→ **Task goal**
Leave out the pictures and reproduce all of the data exactly.

→ **Data lines**
☆ ☆ ☆ ☆

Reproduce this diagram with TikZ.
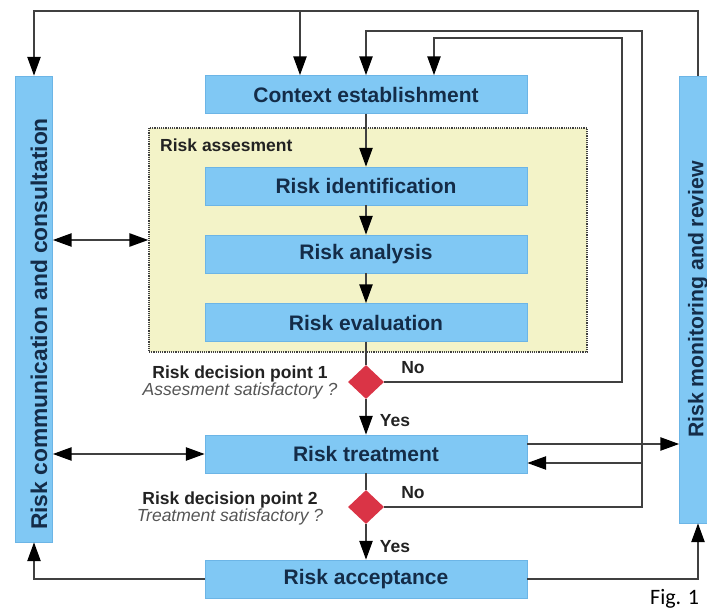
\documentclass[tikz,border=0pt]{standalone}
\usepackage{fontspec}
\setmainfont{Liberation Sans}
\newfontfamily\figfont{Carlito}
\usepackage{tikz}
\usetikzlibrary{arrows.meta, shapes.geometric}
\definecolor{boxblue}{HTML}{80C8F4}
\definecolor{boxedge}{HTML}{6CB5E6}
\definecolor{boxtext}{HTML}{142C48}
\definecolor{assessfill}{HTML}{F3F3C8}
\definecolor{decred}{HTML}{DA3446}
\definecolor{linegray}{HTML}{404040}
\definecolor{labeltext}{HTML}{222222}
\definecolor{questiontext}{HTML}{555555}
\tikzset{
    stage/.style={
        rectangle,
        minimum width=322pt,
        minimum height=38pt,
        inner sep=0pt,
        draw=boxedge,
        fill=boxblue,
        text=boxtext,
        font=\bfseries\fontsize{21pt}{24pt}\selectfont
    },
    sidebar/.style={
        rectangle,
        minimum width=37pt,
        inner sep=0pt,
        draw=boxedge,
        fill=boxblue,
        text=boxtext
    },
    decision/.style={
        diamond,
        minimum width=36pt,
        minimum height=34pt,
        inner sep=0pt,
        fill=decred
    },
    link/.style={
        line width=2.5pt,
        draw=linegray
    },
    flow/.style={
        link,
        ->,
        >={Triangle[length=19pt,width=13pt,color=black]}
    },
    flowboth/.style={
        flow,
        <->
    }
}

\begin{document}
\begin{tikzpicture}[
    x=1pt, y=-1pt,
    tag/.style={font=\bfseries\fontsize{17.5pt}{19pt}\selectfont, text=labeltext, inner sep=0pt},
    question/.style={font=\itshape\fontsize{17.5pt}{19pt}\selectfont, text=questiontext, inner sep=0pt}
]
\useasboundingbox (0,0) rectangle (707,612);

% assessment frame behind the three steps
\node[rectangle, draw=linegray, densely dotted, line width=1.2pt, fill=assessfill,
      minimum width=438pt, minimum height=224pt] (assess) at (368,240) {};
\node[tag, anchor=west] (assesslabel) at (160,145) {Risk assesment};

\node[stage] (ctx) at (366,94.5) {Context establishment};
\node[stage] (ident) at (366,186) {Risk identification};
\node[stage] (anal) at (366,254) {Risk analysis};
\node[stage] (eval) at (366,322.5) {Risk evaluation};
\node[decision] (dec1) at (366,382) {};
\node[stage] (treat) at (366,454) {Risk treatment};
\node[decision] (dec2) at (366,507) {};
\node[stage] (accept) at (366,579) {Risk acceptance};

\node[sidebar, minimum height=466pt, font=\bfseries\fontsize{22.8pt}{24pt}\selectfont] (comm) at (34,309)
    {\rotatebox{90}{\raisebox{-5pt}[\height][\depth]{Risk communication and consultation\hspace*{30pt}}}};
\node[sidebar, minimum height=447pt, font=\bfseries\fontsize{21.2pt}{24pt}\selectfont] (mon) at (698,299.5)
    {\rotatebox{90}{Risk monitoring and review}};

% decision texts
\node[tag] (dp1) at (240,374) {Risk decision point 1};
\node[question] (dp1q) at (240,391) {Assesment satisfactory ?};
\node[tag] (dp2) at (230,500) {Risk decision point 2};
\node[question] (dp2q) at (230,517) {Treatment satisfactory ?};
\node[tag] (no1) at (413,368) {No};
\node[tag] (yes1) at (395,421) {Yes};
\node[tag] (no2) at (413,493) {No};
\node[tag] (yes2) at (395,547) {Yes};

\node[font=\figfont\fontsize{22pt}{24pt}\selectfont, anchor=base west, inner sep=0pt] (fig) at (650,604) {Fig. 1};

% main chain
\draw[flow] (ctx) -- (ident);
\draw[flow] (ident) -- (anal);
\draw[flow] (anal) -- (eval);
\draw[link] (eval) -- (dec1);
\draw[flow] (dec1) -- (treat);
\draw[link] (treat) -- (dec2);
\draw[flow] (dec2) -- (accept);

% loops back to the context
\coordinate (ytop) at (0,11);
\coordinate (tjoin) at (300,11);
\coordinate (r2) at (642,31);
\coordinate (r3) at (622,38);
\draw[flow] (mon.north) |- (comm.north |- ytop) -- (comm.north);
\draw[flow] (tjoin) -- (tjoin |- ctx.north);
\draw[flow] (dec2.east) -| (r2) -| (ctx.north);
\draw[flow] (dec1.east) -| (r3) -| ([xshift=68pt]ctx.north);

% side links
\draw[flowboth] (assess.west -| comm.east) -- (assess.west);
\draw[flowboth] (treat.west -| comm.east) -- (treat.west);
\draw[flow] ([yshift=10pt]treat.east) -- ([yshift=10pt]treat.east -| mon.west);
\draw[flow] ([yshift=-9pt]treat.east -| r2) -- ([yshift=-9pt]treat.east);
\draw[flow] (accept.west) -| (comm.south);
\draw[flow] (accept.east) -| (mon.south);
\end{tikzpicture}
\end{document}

☆ ☆ ☆ ☆

→ **Exercise output**
Reproduce this diagram with TikZ.
\documentclass[tikz,border=0pt]{standalone}
\usepackage{fontspec}
\setmainfont{Liberation Sans}
\newfontfamily\figfont{Carlito}
\usepackage{tikz}
\usetikzlibrary{arrows.meta, shapes.geometric}
\definecolor{boxblue}{HTML}{80C8F4}
\definecolor{boxedge}{HTML}{6CB5E6}
\definecolor{boxtext}{HTML}{142C48}
\definecolor{assessfill}{HTML}{F3F3C8}
\definecolor{decred}{HTML}{DA3446}
\definecolor{linegray}{HTML}{404040}
\definecolor{labeltext}{HTML}{222222}
\definecolor{questiontext}{HTML}{555555}
\tikzset{
    stage/.style={
        rectangle,
        minimum width=322pt,
        minimum height=38pt,
        inner sep=0pt,
        draw=boxedge,
        fill=boxblue,
        text=boxtext,
        font=\bfseries\fontsize{21pt}{24pt}\selectfont
    },
    sidebar/.style={
        rectangle,
        minimum width=37pt,
        inner sep=0pt,
        draw=boxedge,
        fill=boxblue,
        text=boxtext
    },
    decision/.style={
        diamond,
        minimum width=36pt,
        minimum height=34pt,
        inner sep=0pt,
        fill=decred
    },
    link/.style={
        line width=2.5pt,
        draw=linegray
    },
    flow/.style={
        link,
        ->,
        >={Triangle[length=19pt,width=13pt,color=black]}
    },
    flowboth/.style={
        flow,
        <->
    }
}

\begin{document}
\begin{tikzpicture}[
    x=1pt, y=-1pt,
    tag/.style={font=\bfseries\fontsize{17.5pt}{19pt}\selectfont, text=labeltext, inner sep=0pt},
    question/.style={font=\itshape\fontsize{17.5pt}{19pt}\selectfont, text=questiontext, inner sep=0pt}
]
\useasboundingbox (0,0) rectangle (707,612);

% assessment frame behind the three steps
\node[rectangle, draw=linegray, densely dotted, line width=1.2pt, fill=assessfill,
      minimum width=438pt, minimum height=224pt] (assess) at (368,240) {};
\node[tag, anchor=west] (assesslabel) at (160,145) {Risk assesment};

\node[stage] (ctx) at (366,94.5) {Context establishment};
\node[stage] (ident) at (366,186) {Risk identification};
\node[stage] (anal) at (366,254) {Risk analysis};
\node[stage] (eval) at (366,322.5) {Risk evaluation};
\node[decision] (dec1) at (366,382) {};
\node[stage] (treat) at (366,454) {Risk treatment};
\node[decision] (dec2) at (366,507) {};
\node[stage] (accept) at (366,579) {Risk acceptance};

\node[sidebar, minimum height=466pt, font=\bfseries\fontsize{22.8pt}{24pt}\selectfont] (comm) at (34,309)
    {\rotatebox{90}{\raisebox{-5pt}[\height][\depth]{Risk communication and consultation\hspace*{30pt}}}};
\node[sidebar, minimum height=447pt, font=\bfseries\fontsize{21.2pt}{24pt}\selectfont] (mon) at (698,299.5)
    {\rotatebox{90}{Risk monitoring and review}};

% decision texts
\node[tag] (dp1) at (240,374) {Risk decision point 1};
\node[question] (dp1q) at (240,391) {Assesment satisfactory ?};
\node[tag] (dp2) at (230,500) {Risk decision point 2};
\node[question] (dp2q) at (230,517) {Treatment satisfactory ?};
\node[tag] (no1) at (413,368) {No};
\node[tag] (yes1) at (395,421) {Yes};
\node[tag] (no2) at (413,493) {No};
\node[tag] (yes2) at (395,547) {Yes};

\node[font=\figfont\fontsize{22pt}{24pt}\selectfont, anchor=base west, inner sep=0pt] (fig) at (650,604) {Fig. 1};

% main chain
\draw[flow] (ctx) -- (ident);
\draw[flow] (ident) -- (anal);
\draw[flow] (anal) -- (eval);
\draw[link] (eval) -- (dec1);
\draw[flow] (dec1) -- (treat);
\draw[link] (treat) -- (dec2);
\draw[flow] (dec2) -- (accept);

% loops back to the context
\coordinate (ytop) at (0,11);
\coordinate (tjoin) at (300,11);
\coordinate (r2) at (642,31);
\coordinate (r3) at (622,38);
\draw[flow] (mon.north) |- (comm.north |- ytop) -- (comm.north);
\draw[flow] (tjoin) -- (tjoin |- ctx.north);
\draw[flow] (dec2.east) -| (r2) -| (ctx.north);
\draw[flow] (dec1.east) -| (r3) -| ([xshift=68pt]ctx.north);

% side links
\draw[flowboth] (assess.west -| comm.east) -- (assess.west);
\draw[flowboth] (treat.west -| comm.east) -- (treat.west);
\draw[flow] ([yshift=10pt]treat.east) -- ([yshift=10pt]treat.east -| mon.west);
\draw[flow] ([yshift=-9pt]treat.east -| r2) -- ([yshift=-9pt]treat.east);
\draw[flow] (accept.west) -| (comm.south);
\draw[flow] (accept.east) -| (mon.south);
\end{tikzpicture}
\end{document}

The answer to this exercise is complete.